O Washington Post citou recentemente Bruce Hoffman, especialista em contraterrorismo e professor na Universidade de Georgetown, que apontou a erradicação dos Tigres Tamil na parte norte do Sri Lanka como o único tipo de sucesso que pode ser alcançado em tais iniciativas. Os Tigres foram eliminados em 2009 após uma ofensiva militar das forças armadas do Sri Lanka que envolveu a morte de cerca de 40.000 civis, de acordo com estimativas da ONU. "Deus nos livre desse tipo de carnificina hoje", disse Hoffman ao Post. "Mas, se se estiver determinado a destruir uma organização terrorista, é possível. Há uma crueldade que vem com isso."
Só que a atenção do mundo está incomparavelmente mais concentrada no que acontece no Médio Oriente do que no que aconteceu no Sri Lanka. A questão é, portanto, saber o que o exército israelita pode fazer antes que uma combinação de perdas de pessoal e de pressão internacional o obrigue a parar, para não falar da possibilidade de uma conflagração regional envolvendo o Hezbollah do Líbano, com o apoio do Irão. Assim, não é de modo algum certo que qualquer um dos dois cenários se concretize. Os militares israelitas elaboraram cautelosamente um plano mínimo que consiste em criar uma nova zona tampão alargada dentro de Gaza, ao longo de toda a sua fronteira, agravando ainda mais a condição da faixa enquanto "prisão a céu aberto".
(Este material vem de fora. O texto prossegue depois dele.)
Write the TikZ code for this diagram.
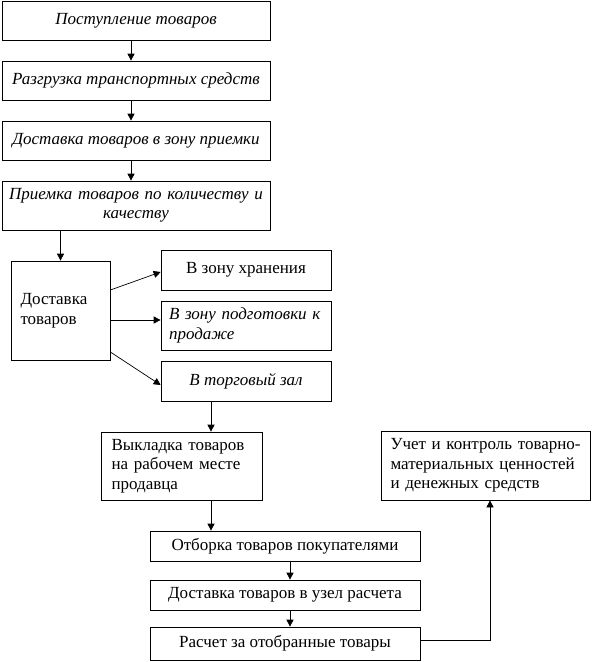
\documentclass[tikz,border=0pt]{standalone}
\usepackage{fontspec}
\setmainfont{Liberation Serif}
\usetikzlibrary{arrows.meta,calc}

\begin{document}
\begin{tikzpicture}[x=1pt, y=-1pt, line width=0.7pt,
    box/.style={draw, rectangle, inner sep=0pt, font=\fontsize{17}{19.5}\selectfont},
    itbox/.style={box, font=\fontsize{17}{19.5}\selectfont\itshape},
    flow/.style={-{Triangle[length=7pt,width=7pt]}}]
  \useasboundingbox (0,0) rectangle (592,662);
  % receiving chain
  \node[itbox, minimum width=268pt, minimum height=39pt] (recv) at (136,20.5) {Поступление товаров};
  \node[itbox, minimum width=268pt, minimum height=39pt] (unload) at (136,80.5) {Разгрузка транспортных средств};
  \node[itbox, minimum width=268pt, minimum height=39pt] (tozone) at (136,140.5) {Доставка товаров в зону приемки};
  \node[itbox, minimum width=268pt, minimum height=49pt, text width=262pt, align=center] (accept) at (136,205.5)
    {Приемка товаров по количеству и\\качеству};
  % distribution
  \node[box, minimum width=99pt, minimum height=99pt, text width=80pt, align=left] (deliver) at (60.5,310.5)
    {Доставка\\товаров};
  \node[box, minimum width=170pt, minimum height=40pt] (store) at (246,270) {В зону хранения};
  \node[itbox, minimum width=170pt, minimum height=49pt, text width=154pt, align=left] (prep) at (246,325.5)
    {В зону подготовки к\\продаже};
  \node[itbox, minimum width=170pt, minimum height=40pt] (hall) at (246,381) {В торговый зал};
  % sales floor
  \node[box, minimum width=161pt, minimum height=68pt, text width=140pt, align=left] (display) at (181.5,466)
    {Выкладка товаров\\на рабочем месте\\продавца};
  \node[box, minimum width=209pt, minimum height=69pt, text width=190pt, align=left] (account) at (485.5,465.5)
    {\mbox{Учет и контроль товарно-}\\материальных ценностей\\и денежных средств};
  \node[box, minimum width=270pt, minimum height=30pt] (pick) at (285,546) {Отборка товаров покупателями};
  \node[box, minimum width=270pt, minimum height=30pt] (tocash) at (285,595) {Доставка товаров в узел расчета};
  \node[box, minimum width=270pt, minimum height=33pt] (pay) at (285,643.5) {Расчет за отобранные товары};
  % connectors
  \draw[flow] ([xshift=-5pt]recv.south) -- ([xshift=-5pt]unload.north);
  \draw[flow] ([xshift=-5pt]unload.south) -- ([xshift=-5pt]tozone.north);
  \draw[flow] ([xshift=-5pt]tozone.south) -- ([xshift=-5pt]accept.north);
  \draw[flow] (deliver.north |- accept.south) -- (deliver.north);
  \draw[flow] ([yshift=20.5pt]deliver.east) -- ([yshift=-2pt]store.west);
  \draw[flow] ([yshift=-9.5pt]deliver.east) -- ([yshift=-9.5pt]deliver.east -| prep.west);
  \draw[flow] ([yshift=-41.5pt]deliver.east) -- ([yshift=-4pt]hall.west);
  \draw[flow] ([xshift=-35pt]hall.south) -- ([xshift=-35pt]hall.south |- display.north);
  \draw[flow] ([xshift=29.5pt]display.south) -- ([xshift=29.5pt]display.south |- pick.north);
  \draw[flow] ([xshift=5pt]pick.south) -- ([xshift=5pt]tocash.north);
  \draw[flow] ([xshift=5pt]tocash.south) -- ([xshift=5pt]pay.north);
  \draw[flow] ([yshift=3.5pt]pay.east) -| ([xshift=4.5pt]account.south);
\end{tikzpicture}
\end{document}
A única coisa certa é que a nova investida de Israel em Gaza é já mais mortífera e destrutiva do que todos os episódios anteriores nos trágicos 75 anos de história do conflito israelo-palestiniano. É também certo que a situação se vai agravar exponencialmente, o que só contribuirá para a desestabilização daquela que é já a região mais instável do mundo e que desempenha um papel importante na desestabilização do próprio Norte Global - com vagas de refugiados e o alastramento da violência. Mais uma vez, a miopia e a duplicidade de critérios dos Estados Unidos e dos seus aliados europeus vão rebentar-lhes na cara - desta vez com consequências ainda mais trágicas.